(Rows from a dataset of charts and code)

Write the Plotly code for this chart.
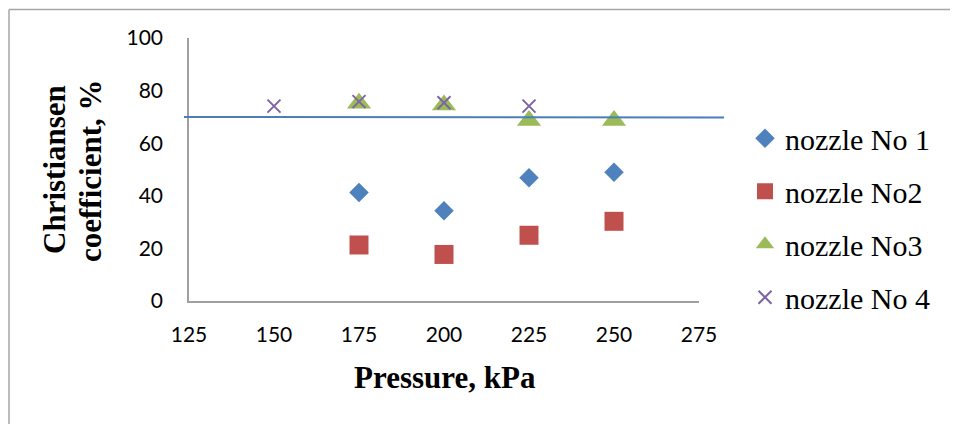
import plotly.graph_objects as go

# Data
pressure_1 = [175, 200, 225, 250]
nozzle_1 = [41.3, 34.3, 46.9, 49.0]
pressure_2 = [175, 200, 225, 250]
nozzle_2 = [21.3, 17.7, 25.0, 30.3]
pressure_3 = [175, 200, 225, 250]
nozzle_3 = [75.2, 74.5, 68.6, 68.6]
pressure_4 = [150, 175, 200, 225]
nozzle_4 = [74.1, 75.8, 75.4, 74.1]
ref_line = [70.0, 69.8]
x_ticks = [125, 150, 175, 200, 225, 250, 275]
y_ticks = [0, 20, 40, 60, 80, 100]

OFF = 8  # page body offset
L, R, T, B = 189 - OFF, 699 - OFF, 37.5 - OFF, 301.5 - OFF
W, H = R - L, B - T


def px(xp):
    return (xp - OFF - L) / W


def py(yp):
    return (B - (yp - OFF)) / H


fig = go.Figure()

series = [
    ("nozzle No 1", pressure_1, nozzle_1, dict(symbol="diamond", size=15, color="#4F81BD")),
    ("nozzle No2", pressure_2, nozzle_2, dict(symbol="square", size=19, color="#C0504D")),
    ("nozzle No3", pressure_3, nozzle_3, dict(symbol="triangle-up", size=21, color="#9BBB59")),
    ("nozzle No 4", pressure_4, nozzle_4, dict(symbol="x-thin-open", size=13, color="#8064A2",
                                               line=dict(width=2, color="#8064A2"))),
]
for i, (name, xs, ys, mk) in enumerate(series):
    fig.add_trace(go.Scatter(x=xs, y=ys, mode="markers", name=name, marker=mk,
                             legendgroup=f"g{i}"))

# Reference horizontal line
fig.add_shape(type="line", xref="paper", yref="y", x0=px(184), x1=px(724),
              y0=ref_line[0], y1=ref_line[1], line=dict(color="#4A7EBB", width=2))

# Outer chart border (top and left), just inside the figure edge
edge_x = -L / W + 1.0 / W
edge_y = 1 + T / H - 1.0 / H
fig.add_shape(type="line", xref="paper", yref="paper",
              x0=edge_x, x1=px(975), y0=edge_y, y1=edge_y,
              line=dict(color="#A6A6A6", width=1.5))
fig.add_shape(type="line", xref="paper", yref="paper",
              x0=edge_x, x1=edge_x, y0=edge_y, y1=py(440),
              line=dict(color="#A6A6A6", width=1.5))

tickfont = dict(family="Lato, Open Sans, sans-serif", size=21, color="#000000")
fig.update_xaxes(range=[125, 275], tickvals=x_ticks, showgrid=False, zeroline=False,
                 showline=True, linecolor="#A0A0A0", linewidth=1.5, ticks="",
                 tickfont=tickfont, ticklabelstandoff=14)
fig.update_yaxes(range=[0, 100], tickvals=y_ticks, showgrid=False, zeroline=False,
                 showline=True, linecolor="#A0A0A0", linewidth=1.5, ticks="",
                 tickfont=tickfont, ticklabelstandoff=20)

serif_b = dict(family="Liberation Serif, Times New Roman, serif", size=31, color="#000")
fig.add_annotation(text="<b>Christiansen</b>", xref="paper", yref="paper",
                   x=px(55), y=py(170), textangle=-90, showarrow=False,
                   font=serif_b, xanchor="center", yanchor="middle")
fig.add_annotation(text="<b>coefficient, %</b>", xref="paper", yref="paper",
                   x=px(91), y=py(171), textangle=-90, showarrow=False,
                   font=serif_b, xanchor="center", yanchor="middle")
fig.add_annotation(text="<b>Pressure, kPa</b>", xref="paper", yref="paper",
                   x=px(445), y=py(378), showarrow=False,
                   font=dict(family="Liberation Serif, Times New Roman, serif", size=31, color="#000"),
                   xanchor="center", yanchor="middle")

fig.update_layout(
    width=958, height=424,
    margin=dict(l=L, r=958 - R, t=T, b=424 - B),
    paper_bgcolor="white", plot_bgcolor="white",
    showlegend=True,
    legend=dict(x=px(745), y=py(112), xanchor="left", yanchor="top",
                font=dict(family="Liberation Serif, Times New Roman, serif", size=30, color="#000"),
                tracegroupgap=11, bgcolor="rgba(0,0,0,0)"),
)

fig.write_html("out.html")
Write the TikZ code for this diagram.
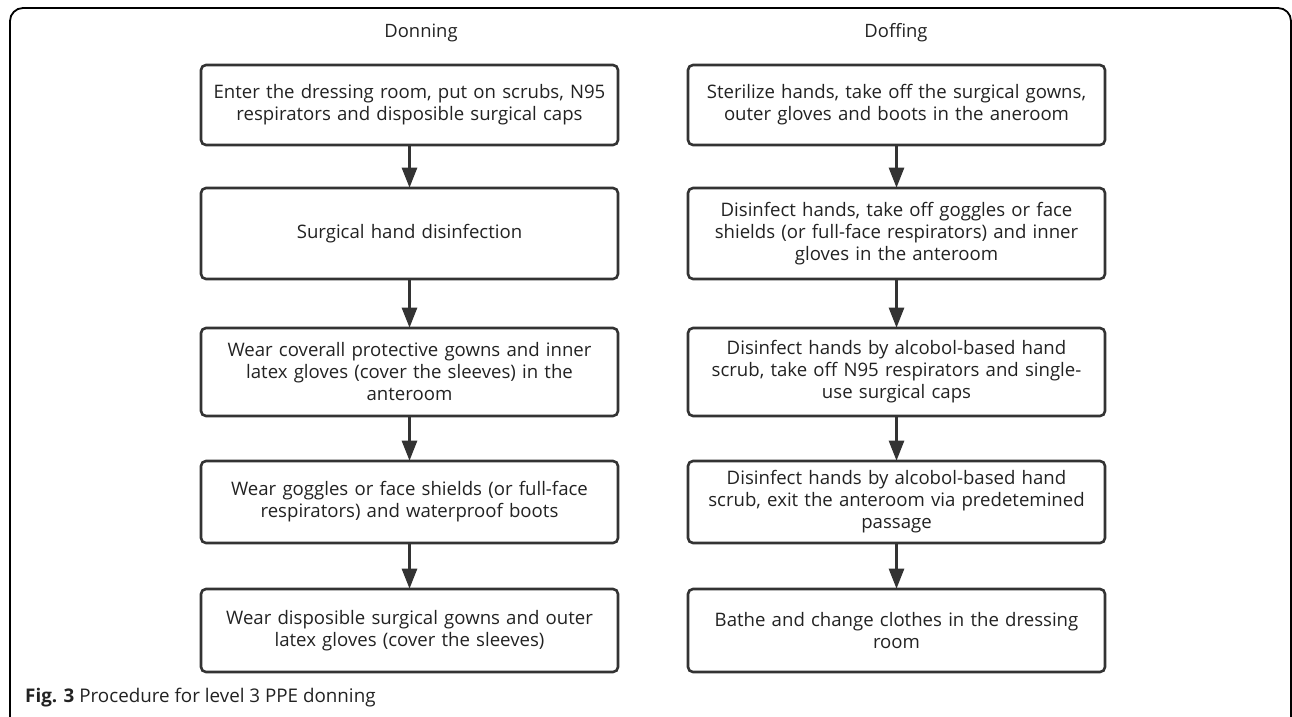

WORK TO BE COMPLETED
Reproduce each record from above exactly; pictures do not belong in the copy.

THE RESPONSE
Write the Plotly code for this chart.
import plotly.graph_objects as go

# Data
pressure_1 = [175, 200, 225, 250]
nozzle_1 = [41.3, 34.3, 46.9, 49.0]
pressure_2 = [175, 200, 225, 250]
nozzle_2 = [21.3, 17.7, 25.0, 30.3]
pressure_3 = [175, 200, 225, 250]
nozzle_3 = [75.2, 74.5, 68.6, 68.6]
pressure_4 = [150, 175, 200, 225]
nozzle_4 = [74.1, 75.8, 75.4, 74.1]
ref_line = [70.0, 69.8]
x_ticks = [125, 150, 175, 200, 225, 250, 275]
y_ticks = [0, 20, 40, 60, 80, 100]

OFF = 8  # page body offset
L, R, T, B = 189 - OFF, 699 - OFF, 37.5 - OFF, 301.5 - OFF
W, H = R - L, B - T


def px(xp):
    return (xp - OFF - L) / W


def py(yp):
    return (B - (yp - OFF)) / H


fig = go.Figure()

series = [
    ("nozzle No 1", pressure_1, nozzle_1, dict(symbol="diamond", size=15, color="#4F81BD")),
    ("nozzle No2", pressure_2, nozzle_2, dict(symbol="square", size=19, color="#C0504D")),
    ("nozzle No3", pressure_3, nozzle_3, dict(symbol="triangle-up", size=21, color="#9BBB59")),
    ("nozzle No 4", pressure_4, nozzle_4, dict(symbol="x-thin-open", size=13, color="#8064A2",
                                               line=dict(width=2, color="#8064A2"))),
]
for i, (name, xs, ys, mk) in enumerate(series):
    fig.add_trace(go.Scatter(x=xs, y=ys, mode="markers", name=name, marker=mk,
                             legendgroup=f"g{i}"))

# Reference horizontal line
fig.add_shape(type="line", xref="paper", yref="y", x0=px(184), x1=px(724),
              y0=ref_line[0], y1=ref_line[1], line=dict(color="#4A7EBB", width=2))

# Outer chart border (top and left), just inside the figure edge
edge_x = -L / W + 1.0 / W
edge_y = 1 + T / H - 1.0 / H
fig.add_shape(type="line", xref="paper", yref="paper",
              x0=edge_x, x1=px(975), y0=edge_y, y1=edge_y,
              line=dict(color="#A6A6A6", width=1.5))
fig.add_shape(type="line", xref="paper", yref="paper",
              x0=edge_x, x1=edge_x, y0=edge_y, y1=py(440),
              line=dict(color="#A6A6A6", width=1.5))

tickfont = dict(family="Lato, Open Sans, sans-serif", size=21, color="#000000")
fig.update_xaxes(range=[125, 275], tickvals=x_ticks, showgrid=False, zeroline=False,
                 showline=True, linecolor="#A0A0A0", linewidth=1.5, ticks="",
                 tickfont=tickfont, ticklabelstandoff=14)
fig.update_yaxes(range=[0, 100], tickvals=y_ticks, showgrid=False, zeroline=False,
                 showline=True, linecolor="#A0A0A0", linewidth=1.5, ticks="",
                 tickfont=tickfont, ticklabelstandoff=20)

serif_b = dict(family="Liberation Serif, Times New Roman, serif", size=31, color="#000")
fig.add_annotation(text="<b>Christiansen</b>", xref="paper", yref="paper",
                   x=px(55), y=py(170), textangle=-90, showarrow=False,
                   font=serif_b, xanchor="center", yanchor="middle")
fig.add_annotation(text="<b>coefficient, %</b>", xref="paper", yref="paper",
                   x=px(91), y=py(171), textangle=-90, showarrow=False,
                   font=serif_b, xanchor="center", yanchor="middle")
fig.add_annotation(text="<b>Pressure, kPa</b>", xref="paper", yref="paper",
                   x=px(445), y=py(378), showarrow=False,
                   font=dict(family="Liberation Serif, Times New Roman, serif", size=31, color="#000"),
                   xanchor="center", yanchor="middle")

fig.update_layout(
    width=958, height=424,
    margin=dict(l=L, r=958 - R, t=T, b=424 - B),
    paper_bgcolor="white", plot_bgcolor="white",
    showlegend=True,
    legend=dict(x=px(745), y=py(112), xanchor="left", yanchor="top",
                font=dict(family="Liberation Serif, Times New Roman, serif", size=30, color="#000"),
                tracegroupgap=11, bgcolor="rgba(0,0,0,0)"),
)

fig.write_html("out.html")
Write the TikZ code for this diagram.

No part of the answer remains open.